Mario Diaz-Balart spoke bluntly to his fellow U.S. House Republicans during a closed-door meeting at Washington’s Capitol Hill Club.
“Immigration is the 800-pound gorilla,” the Miami congressman told the room of vote-counting whips just seven days after last November’s election.
“The 800-pound gorilla just punched us in the face.”
Indeed, Hispanic voters had turned from Republicans in record numbers, in heavy measure because of the way the party’s candidates handled immigration.
But beyond the political numbers, Diaz-Balart said, the immigration policy data mattered even more.
About 11 million immigrants illegally live in the country. The system is broken. The time to fix it, he said, is during a non-election year.

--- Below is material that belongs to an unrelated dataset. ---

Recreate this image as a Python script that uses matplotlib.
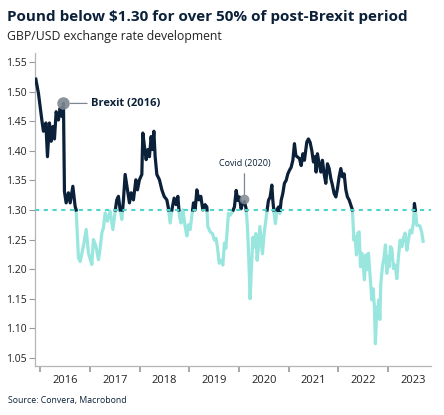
import numpy as np
import matplotlib
matplotlib.use("Agg")
import matplotlib.pyplot as plt

# =========================
# DATA
# =========================

# time in decimal years, GBP/USD rate
t = [2015.913, 2015.966, 2016.034, 2016.066, 2016.115, 2016.147, 2016.187, 2016.221,
     2016.256, 2016.288, 2016.322, 2016.368, 2016.402, 2016.437, 2016.469, 2016.489,
     2016.523, 2016.569, 2016.604, 2016.658, 2016.704, 2016.724, 2016.771, 2016.805,
     2016.871, 2016.926, 2016.972, 2017.020, 2017.040, 2017.072, 2017.121, 2017.173,
     2017.207, 2017.241, 2017.274, 2017.308, 2017.354, 2017.408, 2017.463, 2017.509,
     2017.542, 2017.575, 2017.610, 2017.644, 2017.676, 2017.710, 2017.757, 2017.797,
     2017.831, 2017.877, 2017.926, 2017.958, 2017.998, 2018.046, 2018.066, 2018.099,
     2018.133, 2018.167, 2018.199, 2018.233, 2018.260, 2018.288, 2018.314, 2018.348,
     2018.400, 2018.449, 2018.495, 2018.549, 2018.581, 2018.616, 2018.650, 2018.696,
     2018.736, 2018.771, 2018.803, 2018.837, 2018.871, 2018.918, 2018.952, 2018.984,
     2019.018, 2019.052, 2019.085, 2019.119, 2019.153, 2019.193, 2019.233, 2019.274,
     2019.320, 2019.354, 2019.374, 2019.421, 2019.467, 2019.507, 2019.541, 2019.575,
     2019.602, 2019.642, 2019.676, 2019.708, 2019.736, 2019.769, 2019.789, 2019.823,
     2019.869, 2019.909, 2019.944, 2019.978, 2020.010, 2020.044, 2020.070, 2020.111,
     2020.145, 2020.171, 2020.199, 2020.225, 2020.252, 2020.280, 2020.312, 2020.340,
     2020.366, 2020.392, 2020.421, 2020.447, 2020.473, 2020.507, 2020.541, 2020.567,
     2020.594, 2020.628, 2020.662, 2020.682, 2020.708, 2020.734, 2020.763, 2020.795,
     2020.823, 2020.849, 2020.883, 2020.915, 2020.950, 2020.984, 2021.016, 2021.050,
     2021.085, 2021.117, 2021.145, 2021.185, 2021.217, 2021.252, 2021.286, 2021.318,
     2021.366, 2021.398, 2021.433, 2021.467, 2021.499, 2021.533, 2021.553, 2021.579,
     2021.614, 2021.648, 2021.680, 2021.714, 2021.748, 2021.781, 2021.815, 2021.849,
     2021.881, 2021.915, 2021.950, 2021.982, 2022.016, 2022.050, 2022.083, 2022.117,
     2022.151, 2022.183, 2022.217, 2022.252, 2022.284, 2022.312, 2022.338, 2022.364,
     2022.392, 2022.419, 2022.445, 2022.473, 2022.505, 2022.525, 2022.553, 2022.579,
     2022.606, 2022.626, 2022.654, 2022.674, 2022.700, 2022.726, 2022.746, 2022.775,
     2022.795, 2022.815, 2022.835, 2022.855, 2022.887, 2022.921, 2022.948, 2022.976,
     2022.996, 2023.022, 2023.048, 2023.076, 2023.109, 2023.143, 2023.177, 2023.209,
     2023.243, 2023.278, 2023.310, 2023.344, 2023.378, 2023.410, 2023.445, 2023.479,
     2023.511, 2023.531, 2023.559, 2023.579, 2023.622, 2023.646, 2023.680, 2023.706]

rate = [1.521, 1.497, 1.452, 1.433, 1.447, 1.390, 1.447, 1.416,
        1.441, 1.420, 1.466, 1.452, 1.472, 1.458, 1.480, 1.331,
        1.312, 1.329, 1.312, 1.340, 1.306, 1.300, 1.219, 1.213,
        1.239, 1.267, 1.227, 1.213, 1.208, 1.250, 1.239, 1.216,
        1.235, 1.261, 1.270, 1.295, 1.281, 1.298, 1.267, 1.298,
        1.317, 1.323, 1.300, 1.284, 1.317, 1.360, 1.334, 1.312,
        1.329, 1.317, 1.351, 1.334, 1.351, 1.360, 1.430, 1.407,
        1.385, 1.402, 1.390, 1.424, 1.402, 1.433, 1.390, 1.360,
        1.351, 1.334, 1.323, 1.317, 1.303, 1.278, 1.300, 1.320,
        1.309, 1.323, 1.289, 1.278, 1.300, 1.272, 1.256, 1.275,
        1.267, 1.289, 1.312, 1.300, 1.334, 1.317, 1.323, 1.300,
        1.309, 1.305, 1.272, 1.263, 1.260, 1.249, 1.252, 1.232,
        1.210, 1.215, 1.207, 1.244, 1.235, 1.272, 1.294, 1.291,
        1.297, 1.305, 1.333, 1.316, 1.322, 1.302, 1.311, 1.314,
        1.302, 1.272, 1.215, 1.150, 1.204, 1.254, 1.237, 1.260,
        1.215, 1.237, 1.272, 1.249, 1.226, 1.260, 1.283, 1.300,
        1.316, 1.322, 1.342, 1.316, 1.294, 1.277, 1.300, 1.305,
        1.294, 1.316, 1.328, 1.345, 1.350, 1.361, 1.367, 1.372,
        1.384, 1.412, 1.392, 1.389, 1.387, 1.375, 1.395, 1.384,
        1.415, 1.420, 1.414, 1.400, 1.381, 1.390, 1.364, 1.395,
        1.378, 1.364, 1.384, 1.361, 1.345, 1.378, 1.370, 1.353,
        1.342, 1.328, 1.322, 1.336, 1.356, 1.370, 1.356, 1.361,
        1.334, 1.322, 1.317, 1.308, 1.300, 1.249, 1.255, 1.224,
        1.261, 1.263, 1.204, 1.227, 1.201, 1.182, 1.224, 1.199,
        1.227, 1.204, 1.170, 1.148, 1.167, 1.136, 1.074, 1.136,
        1.125, 1.148, 1.115, 1.176, 1.204, 1.221, 1.241, 1.193,
        1.221, 1.204, 1.238, 1.235, 1.201, 1.207, 1.184, 1.221,
        1.249, 1.238, 1.252, 1.261, 1.232, 1.249, 1.266, 1.261,
        1.278, 1.311, 1.294, 1.274, 1.274, 1.272, 1.261, 1.247]

threshold = 1.30
years = [2016, 2017, 2018, 2019, 2020, 2021, 2022, 2023]
yticks = [1.05, 1.10, 1.15, 1.20, 1.25, 1.30, 1.35, 1.40, 1.45, 1.50, 1.55]

brexit = (2016.469, 1.480)
covid = (2020.111, 1.319)

NAVY = "#0b2039"
AQUA = "#98e6de"
TURQ = "#4fd6cb"
GREY = "#7d8791"

plt.rcParams["font.family"] = ["Open Sans", "DejaVu Sans"]

# =========================
# SPLIT AT 1.30
# =========================
tx, ry = [t[0]], [rate[0]]
for i in range(1, len(t)):
    a, b = rate[i - 1] - threshold, rate[i] - threshold
    if a * b < 0:
        f = a / (a - b)
        tx.append(t[i - 1] + f * (t[i] - t[i - 1]))
        ry.append(threshold)
    tx.append(t[i])
    ry.append(rate[i])
tx = np.array(tx)
ry = np.array(ry)
above = np.where(ry >= threshold - 1e-9, ry, np.nan)
below = np.where(ry <= threshold + 1e-9, ry, np.nan)

# =========================
# PLOT
# =========================
fig = plt.figure(figsize=(4.44, 4.15), dpi=100)
ax = fig.add_axes([0.078, 0.119, 0.893, 0.753])

ax.plot(tx, below, color=AQUA, lw=2.3, solid_joinstyle="round", zorder=2)
ax.plot(tx, above, color=NAVY, lw=2.3, solid_joinstyle="round", zorder=3)
ax.axhline(threshold, color=TURQ, lw=1.5, ls=(0, (2, 2.2)), zorder=4)

# annotations
ax.plot(*brexit, "o", ms=9, color=GREY, alpha=0.9, mec="none", zorder=5)
ax.annotate("Brexit (2016)", xy=brexit, xytext=(20, 0), textcoords="offset points",
            va="center", ha="left", fontsize=8, fontweight="bold", color=NAVY,
            arrowprops=dict(arrowstyle="-", color=GREY, lw=0.9, shrinkA=1, shrinkB=5))
ax.plot(*covid, "o", ms=7, color=GREY, alpha=0.85, mec="none", zorder=5)
ax.annotate("Covid (2020)", xy=covid, xytext=(0, 22), textcoords="offset points",
            va="bottom", ha="center", fontsize=6.5, color=NAVY,
            arrowprops=dict(arrowstyle="-", color=GREY, lw=0.9, shrinkA=2, shrinkB=3))

ax.set_xlim(2015.889, 2023.867)
ax.set_ylim(1.037, 1.565)

ax.set_yticks(yticks)
ax.set_yticklabels([f"{v:.2f}" for v in yticks])
ax.set_xticks(years)
ax.set_xticklabels([])
ax.set_xticks([y + 0.5 for y in years], minor=True)
ax.set_xticklabels([str(y) for y in years], minor=True)

ax.tick_params(axis="y", length=4, width=0.8, color="#9a9a9a", labelsize=7.5,
               labelcolor="#222222", pad=2)
ax.tick_params(axis="x", which="major", direction="out", length=4, width=1.2,
               color="#9a9a9a", pad=2)
ax.tick_params(axis="x", which="minor", length=0, labelsize=8, labelcolor="#222222", pad=7)

for s in ["top", "right"]:
    ax.spines[s].set_visible(False)
for s in ["left", "bottom"]:
    ax.spines[s].set_color("#b5b5b5")
    ax.spines[s].set_linewidth(0.9)

fig.text(0.016, 0.958, "Pound below $1.30 for over 50% of post-Brexit period",
         fontsize=11, fontweight="bold", color=NAVY, va="center")
fig.text(0.016, 0.912, "GBP/USD exchange rate development",
         fontsize=8.8, color="#222222", va="center")
fig.text(0.018, 0.036, "Source: Convera, Macrobond", fontsize=6.3, color=NAVY, va="center")

fig.savefig("out.png", dpi=100)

“After I was done speaking, unlike in previous years, a huge number of my colleagues on the whip team came up to me to tell me it was time to do it,” Diaz-Balart told The Herald.
“What really changed,” he said, “was a willingness by many to confront the small handful of members who have been very vocal against doing anything, against doing anything realistic.”
That day, Nov. 13, marks not just a turning point in the immigration debate, but a significant moment in Diaz-Balart’s political career.
Today, the longtime lawmaker plays one of the most-crucial Washington roles in immigration that many have never heard about.